スローモーションによる白黒のベッドシーンに始まり、最中に息子が窓から落ちて死んでしまうという、人生最大の喜びと悲しみを同時に味わうというドロドロ感満点の立ち上がりはいいです。
でもそれ以降は終始男女の会話だけで構成されていて退屈極まりなかったです。低予算映画で、出演者はほぼ二人だけ。経費節約のためかおまけで動物まで出演してるのが笑えました。
ホラー映画といえばホラー映画になるんでしょうが、ぜんぜん怖くなかったですね。女役を演じたシャルロット・ゲンズブールがうじうじすねているだけで狂気に満ちた感じがあまり表現できていなかったです。
結構、えぐいシーンもあって、女が自分の性器をハサミで切るシーンなんかは、大島渚監督の「愛のコリーダ」の影響を受けているんじゃないかなぁ、なんて思ったのですが、どうなんでしょう?

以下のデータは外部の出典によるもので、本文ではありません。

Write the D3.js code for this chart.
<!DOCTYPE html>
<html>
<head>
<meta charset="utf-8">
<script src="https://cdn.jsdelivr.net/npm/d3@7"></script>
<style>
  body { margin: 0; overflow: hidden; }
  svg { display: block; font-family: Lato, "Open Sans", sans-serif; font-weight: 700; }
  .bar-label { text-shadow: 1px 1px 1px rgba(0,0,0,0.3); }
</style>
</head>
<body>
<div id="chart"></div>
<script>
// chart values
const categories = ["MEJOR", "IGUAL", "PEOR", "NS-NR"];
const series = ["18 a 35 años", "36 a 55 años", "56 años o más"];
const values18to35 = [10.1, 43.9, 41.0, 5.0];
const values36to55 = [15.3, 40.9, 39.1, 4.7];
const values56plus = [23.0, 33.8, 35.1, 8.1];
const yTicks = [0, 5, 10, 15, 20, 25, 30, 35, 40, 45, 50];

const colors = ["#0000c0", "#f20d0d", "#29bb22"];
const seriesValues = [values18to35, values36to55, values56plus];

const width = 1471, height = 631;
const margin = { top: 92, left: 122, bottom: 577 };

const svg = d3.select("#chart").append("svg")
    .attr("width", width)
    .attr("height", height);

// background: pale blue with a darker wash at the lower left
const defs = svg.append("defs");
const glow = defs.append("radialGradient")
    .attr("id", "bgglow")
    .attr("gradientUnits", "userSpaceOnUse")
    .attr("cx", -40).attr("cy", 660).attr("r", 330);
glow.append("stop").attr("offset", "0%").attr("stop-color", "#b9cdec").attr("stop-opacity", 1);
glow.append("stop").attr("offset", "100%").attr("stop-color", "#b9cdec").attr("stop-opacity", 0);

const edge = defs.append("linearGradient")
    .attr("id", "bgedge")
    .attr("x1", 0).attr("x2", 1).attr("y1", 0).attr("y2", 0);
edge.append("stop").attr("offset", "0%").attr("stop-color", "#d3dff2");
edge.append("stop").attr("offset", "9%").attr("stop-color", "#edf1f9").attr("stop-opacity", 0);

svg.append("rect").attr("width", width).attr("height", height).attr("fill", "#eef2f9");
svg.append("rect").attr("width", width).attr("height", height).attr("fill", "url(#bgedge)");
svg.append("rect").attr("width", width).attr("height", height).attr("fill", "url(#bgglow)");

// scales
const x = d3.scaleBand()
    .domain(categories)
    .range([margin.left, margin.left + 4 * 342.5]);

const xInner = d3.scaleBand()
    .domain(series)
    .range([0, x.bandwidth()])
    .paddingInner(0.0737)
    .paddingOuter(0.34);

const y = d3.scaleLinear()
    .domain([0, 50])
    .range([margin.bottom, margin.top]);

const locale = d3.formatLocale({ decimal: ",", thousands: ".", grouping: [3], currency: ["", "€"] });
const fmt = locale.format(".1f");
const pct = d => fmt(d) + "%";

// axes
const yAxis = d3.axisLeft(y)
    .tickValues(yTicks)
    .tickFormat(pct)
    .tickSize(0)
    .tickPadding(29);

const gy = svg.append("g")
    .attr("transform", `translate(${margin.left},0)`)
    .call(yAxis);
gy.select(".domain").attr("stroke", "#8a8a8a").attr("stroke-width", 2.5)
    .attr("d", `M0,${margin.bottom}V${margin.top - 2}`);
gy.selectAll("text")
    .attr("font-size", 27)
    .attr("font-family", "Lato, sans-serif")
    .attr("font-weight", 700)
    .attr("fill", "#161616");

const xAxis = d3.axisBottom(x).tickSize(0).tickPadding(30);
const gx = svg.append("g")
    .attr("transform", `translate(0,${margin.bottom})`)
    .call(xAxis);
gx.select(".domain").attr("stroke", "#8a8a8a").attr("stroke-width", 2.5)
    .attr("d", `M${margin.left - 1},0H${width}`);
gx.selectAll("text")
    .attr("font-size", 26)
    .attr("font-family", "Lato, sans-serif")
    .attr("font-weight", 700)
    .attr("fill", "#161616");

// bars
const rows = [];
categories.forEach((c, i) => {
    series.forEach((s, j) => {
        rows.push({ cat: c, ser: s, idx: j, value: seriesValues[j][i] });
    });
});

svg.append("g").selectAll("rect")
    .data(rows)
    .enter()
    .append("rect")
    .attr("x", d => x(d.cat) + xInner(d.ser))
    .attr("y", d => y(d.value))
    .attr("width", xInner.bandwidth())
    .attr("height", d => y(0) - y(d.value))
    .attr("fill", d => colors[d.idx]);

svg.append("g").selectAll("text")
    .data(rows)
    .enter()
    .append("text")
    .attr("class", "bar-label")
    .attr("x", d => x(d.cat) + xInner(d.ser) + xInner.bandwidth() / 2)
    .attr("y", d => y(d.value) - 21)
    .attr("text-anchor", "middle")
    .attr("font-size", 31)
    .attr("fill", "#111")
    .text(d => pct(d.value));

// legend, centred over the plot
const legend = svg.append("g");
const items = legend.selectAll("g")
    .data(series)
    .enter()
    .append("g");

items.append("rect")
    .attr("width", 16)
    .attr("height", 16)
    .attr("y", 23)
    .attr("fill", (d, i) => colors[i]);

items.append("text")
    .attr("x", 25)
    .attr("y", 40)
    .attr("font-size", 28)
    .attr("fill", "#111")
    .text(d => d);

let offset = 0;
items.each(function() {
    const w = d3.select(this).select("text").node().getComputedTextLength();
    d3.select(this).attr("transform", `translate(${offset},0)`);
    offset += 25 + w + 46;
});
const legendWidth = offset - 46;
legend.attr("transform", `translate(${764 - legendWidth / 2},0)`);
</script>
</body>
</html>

はっきりいって映画自体は面白くなかったです。それでも「ダンサー・イン・ザ・ダーク」や「ドッグ・ヴィル」を撮った監督の作品となれば、当然固定のファンたちは見るんでしょう。
映画に出演している俳優は野球のチームでいうところの選手に当たると僕は思っています。その一方で監督は野球チームの監督ではなくチームそのものです。だから俳優で映画を選ぶ人は好きな選手一人が移籍したら応援するチームまでそっくり変えてしまうようなミーハーなファンと言えるでしょう。
その点忠実なファンというのは選手が誰になろうと自分のチーム、すなわち同じ映画監督を追いかけるのです。そういう意味でも一度日本に作品を紹介し、ある程度のファンを獲得したのなら、その監督の作品はずっと公開し続けて欲しいものですね。じゃないと応援できなくなっちゃうから。

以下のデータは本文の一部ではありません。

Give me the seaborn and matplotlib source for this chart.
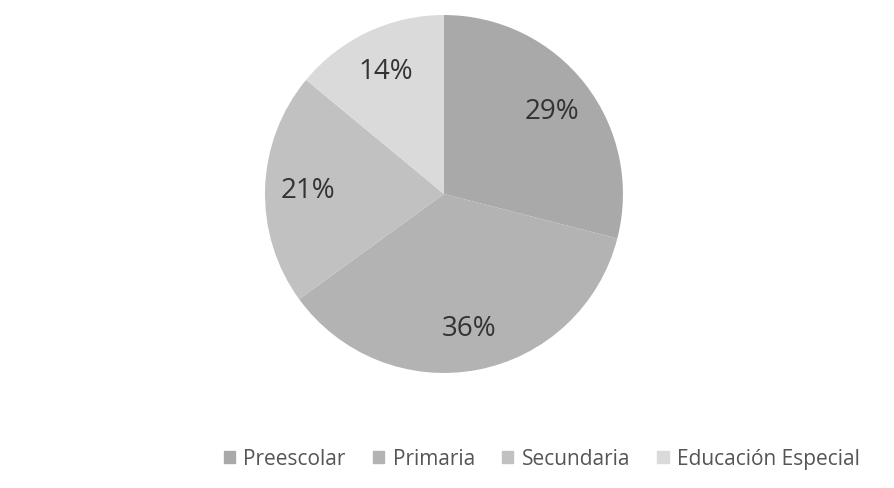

特定の監督を崇拝しているファンにとってはその映画が面白いかどうかなんてさほど問題じゃなく、「あの監督がまた撮ったのかあ、今度はどんなのになるんだろう」とワクワクさせられる、それだけでも映画館に行く前にその人はある程度興奮をもらっているんです。
だから実際つまんなくても、がっかりはするかもしれないけれど「まっいっか、私あの監督のこと好きだし」と、大目に見れたりします。
かといってこれは無理っていう作品ももちろんあります。この映画はどっちかというと後者かな。
コメント
「アンチクライスト」はキリスト教の原罪をテーマにした作品だととありました。
なので、キリスト教に疎い人が見たら、何が何だかさっぱり解らなかったのではないでしょうか?
丸刈りーたさん
キリスト教がテーマというほど壮大な話ではないですよ。宗教をテーマにしたら深い話だっていう脅しだと思います。